The poll results came a day before Prime Minister Taro Aso is due to dissolve the lower house of parliament for the snap election.
In a weekend telephone poll by the Mainichi Shimbun daily, 56 percent of respondents said they wanted the opposition Democratic Party of Japan to win. In contrast, 23 percent favored the LDP.
PHOTO: EPA
The result was based on a sample of 1,045 people.
“It is evident that the Democratic Party has been gaining momentum after its big win in the Tokyo municipal assembly election,” Mainichi said, referring to a July 12 municipal poll seen as a bellwether for the party.

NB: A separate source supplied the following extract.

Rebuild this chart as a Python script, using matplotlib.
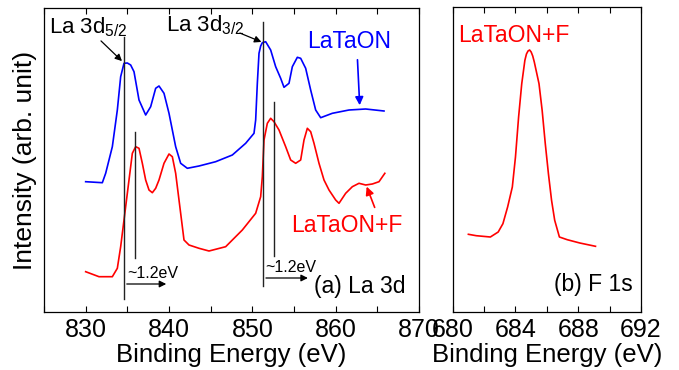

In another poll by the influential daily Asahi Shimbun, 49 percent of respondents said they wanted a new government led by the Democratic Party, while 22 percent wanted the LDP-led coalition to retain power.
“A tendency toward a change of power is gaining strength,” Asahi said.
Its telephone poll had 1,064 respondents.
The LDP has ruled continuously since its foundation in 1955, barring one 10-month stretch. But it has lost to the Democratic Party in a 2007 upper house election.
Aso, a 68-year-old former diamond trader and one-time Olympic marksman, took office in September with a mission to revive the LDP ahead of a general election he was obliged to call by this September.
He is Japan’s third prime minister since the popular Junichiro Koizumi stepped down in 2006.
But his government’s approval rating has steadily dropped. The gaffe-prone Aso has been criticized by the opposition for policy flip-flops and wasteful economic stimulus measures aimed at wooing voters.